Et voyez jusqu’à quels procédés de polémique se laissent encore entraîner les fanatiques qui « se méfient de tout ce qui vient de France ! » Un de leurs amis avait invité quelques enfants de huit ans à écrire de mémoire le « Notre Père » en français, suivant toutes les probabilités dans une école où le maître était un adversaire de la méthode directe. Les copies furent lamentables. Un journal du Haut-Rhin s’empressa de les reproduire, pensant par là confirmer sa théorie sur la « langue maternelle. » Or, un autre instituteur de la même région fît exécuter, sous contrôle cette fois, un travail analogue par des enfants du même âge. Le résultat fut satisfaisant. On envoya les nouvelles copies au rédacteur, qui avait publié les premières. Avec une mauvaise foi insigne, la publication fut refusée. Une cause défendue par de pareils moyens est jugée.

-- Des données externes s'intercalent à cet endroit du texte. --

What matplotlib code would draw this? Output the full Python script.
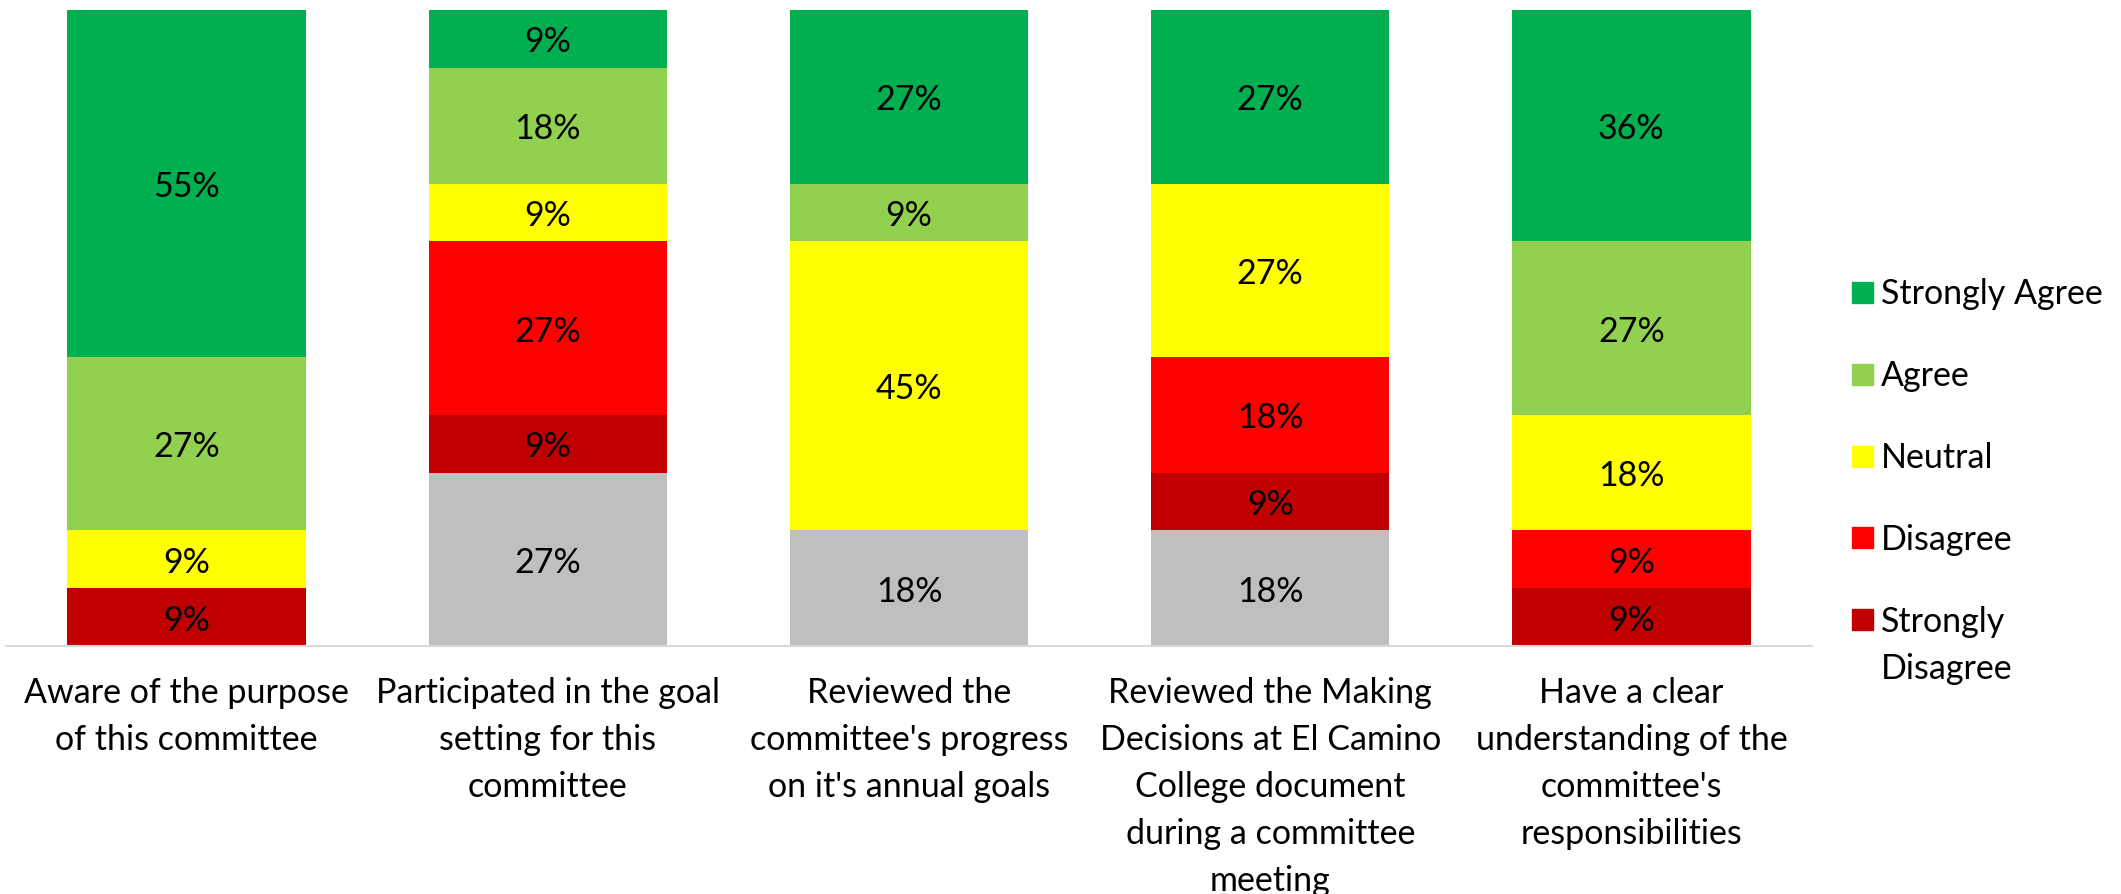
import matplotlib
matplotlib.use("Agg")
import matplotlib.pyplot as plt
from matplotlib.patches import Rectangle
import numpy as np

plt.rcParams['font.family'] = ['Lato', 'DejaVu Sans']

categories = [
    "Aware of the purpose\nof this committee",
    "Participated in the goal\nsetting for this\ncommittee",
    "Reviewed the\ncommittee's progress\non it's annual goals",
    "Reviewed the Making\nDecisions at El Camino\nCollege document\nduring a committee\nmeeting",
    "Have a clear\nunderstanding of the\ncommittee's\nresponsibilities",
]

# stacked bottom -> top
no_response       = [0.00, 27.27, 18.18, 18.18, 0.00]
strongly_disagree = [9.09, 9.09, 0.00, 9.09, 9.09]
disagree          = [0.00, 27.27, 0.00, 18.18, 9.09]
neutral           = [9.09, 9.09, 45.45, 27.27, 18.18]
agree             = [27.27, 18.18, 9.09, 0.00, 27.27]
strongly_agree    = [54.55, 9.09, 27.27, 27.27, 36.36]

series = [
    ("No Response", no_response, "#BFBFBF", False),
    ("Strongly\nDisagree", strongly_disagree, "#C00000", True),
    ("Disagree", disagree, "#FF0000", True),
    ("Neutral", neutral, "#FFFF00", True),
    ("Agree", agree, "#92D050", True),
    ("Strongly Agree", strongly_agree, "#00B050", True),
]

W, H = 2121, 894
fig = plt.figure(figsize=(W / 100, H / 100), dpi=100)
ax = fig.add_axes([6 / W, 1 - 646 / H, (1812 - 6) / W, (646 - 10) / H])

x = np.arange(len(categories))
bottom = np.zeros(len(categories))
FS = 24.5
for name, vals, col, in_leg in series:
    vals = np.array(vals)
    ax.bar(x, vals, bottom=bottom, width=0.66, color=col, edgecolor='none')
    for xi, v, b in zip(x, vals, bottom):
        if v > 0:
            ax.annotate(f"{v:.0f}%", (xi, b + v / 2), xytext=(0, -2.5),
                        textcoords='offset points', ha='center', va='center',
                        fontsize=FS, color='black')
    bottom += vals

ax.set_xlim(-0.5, len(categories) - 0.5)
ax.set_ylim(0, bottom.max())
for s in ['top', 'right', 'left']:
    ax.spines[s].set_visible(False)
ax.spines['bottom'].set_color('#D9D9D9')
ax.spines['bottom'].set_linewidth(1.5)
ax.set_yticks([])
ax.set_xticks(x)
ax.set_xticklabels(categories, fontsize=FS, linespacing=1.58)
ax.tick_params(axis='x', length=0, pad=22)

# manual legend (top to bottom)
leg_y = [292.5, 374.3, 456, 537.8, 619.5]
leg_items = [s for s in series if s[3]][::-1]
sq = 21
for (name, vals, col, _), yy in zip(leg_items, leg_y):
    fig.patches.append(Rectangle(((1862.5 - sq / 2) / W, 1 - (yy + sq / 2) / H),
                                 sq / W, sq / H, transform=fig.transFigure,
                                 color=col, figure=fig))
    fig.text(1881 / W, 1 - (yy - 14) / H, name, ha='left', va='top',
             fontsize=FS, linespacing=1.58)

fig.savefig("out.png", dpi=100)
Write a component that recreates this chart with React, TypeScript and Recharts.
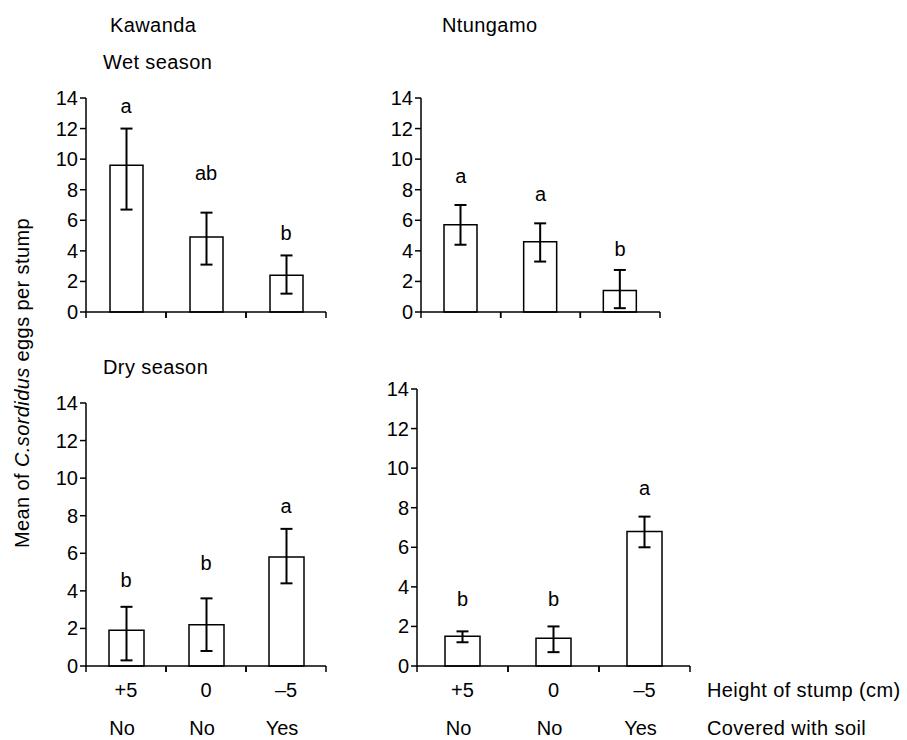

Et la conséquence ? Confondant, d’une manière regrettable, l’agitation faite par certains membres du clergé en faveur du maintien de la langue allemande avec la confessionnalité de l’école, M. Lavisse publiait dernièrement dans le Temps un article où il préconisait l’introduction en Alsace de la neutralité scolaire. Parce qu’il y a là-bas, au point de vue de l’enseignement des langues, des « extrémistes cléricaux, » il fallait, à l’en croire, « diriger l’évolution » vers la suppression de l’enseignement religieux. Confusion dangereuse ; mais dont les « extrémistes » en question portent une part de responsabilité. Je tiens à proclamer ici bien haut que les croyants d’Alsace ne se solidarisent en aucune manière avec les quelques fanatiques, malheureusement très bruyants, qui, par tous les moyens, essayent de créer un particularisme alsacien dans la France unifiée, et qui, pour y arriver plus sûrement, réparent constamment les brèches du mur chinois que l’Allemagne avait élevé entre la France et l’Alsace.